The second fundamental problem in relation to this whole scheme of the ACCC is its simple workability. Business does not believe it is workable; the BCA does not think it is; the ACCI does not think it is; and the Australian Retailers Association has reservations, as does the Food and Grocery Council—again, not exactly all front organisations for the ALP. They all oppose these guidelines. To quote Mr Buckingham again, he describes them as a process which is both `onerous and unnecessarily costly'. He goes on to say:

... the ACCC's role was essentially a response to the difficult political challenge of convincing the public the tax package would deliver benefits for consumers and taxpayers ... the tax changes would not present business with any new opportunities to exercise market power ...Yet the entire business community is now saddled with an absurd and costly price monitoring regime which is set to operate for 27 more months.

I would simply advance the argument that, if you do not have business on the cart with this entire new regime which the ACCC is supposed to implement, how are you going to make it work?

Let us go to just one of the methodological problems which arise as a consequence of this set of guidelines. That is the very simple but complex question: how do you quarantine out GST related factors in the calculation of the price delivered by a particular retailer post 1 July from any other non-GST related factors? I am sure that those who have put the scheme together would argue that we turn, for example, to guidelines 1.37 and 1.38, which relate to `upstream and downstream markets'. They state:

Whilst a key focus for the ACCC will be consumer markets, there will also be active monitoring of businesses in upstream markets.

Some upstream market prices are traditionally tied to world prices, for example some base metals. The ACCC recognises that these prices will continue to fluctuate in line with world prices, independent of the effect of the New Tax System ...

That is terrific. How do you methodologically propose to separate them out? They then say, turning to section 2.55, that there may be `exceptional circumstances in this entire regime which the ACCC will need to take into account in terms of justifying a particular price increase by a particular business'. The bottom line is that, methodologically, I would dearly love to see the working papers which, the ACCC would advance, would constitute an effective methodology to separate out those things which come from the tax and those which do not.

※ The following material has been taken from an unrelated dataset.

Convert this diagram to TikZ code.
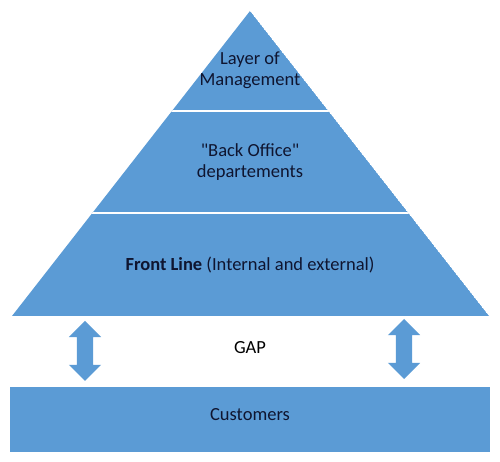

My final point goes to the matter adequately and eloquently already made by the Deputy Leader of the Opposition, and that is the resources of the ACCC. How many extra competition coppers are Felsie and the ACCC going to get to try to enforce this regime? Seventy-four nationwide. How many in the state of Queensland? Two. How many in the state of my colleague from South Australia? One or two, but I cannot remember which now. But the bottom line is that it is simply unworkable. There are already, we understand from the public record, some 7,500 complaints in the pipeline with the ACCC. But the ACCC with its existing staff base cannot cope with the rest of its regulatory burden already imposed upon it by the rest of Australian competition law. So how are these 74 going to cope with this extra burden imposed upon them, with something like 100 million economic transactions each day across the entire economy? They simply will not. It underlines why this exercise is a farce, why it is window-dressing and why it does not constitute any substantial addition to consumer protection, given the introduction of this new tax package.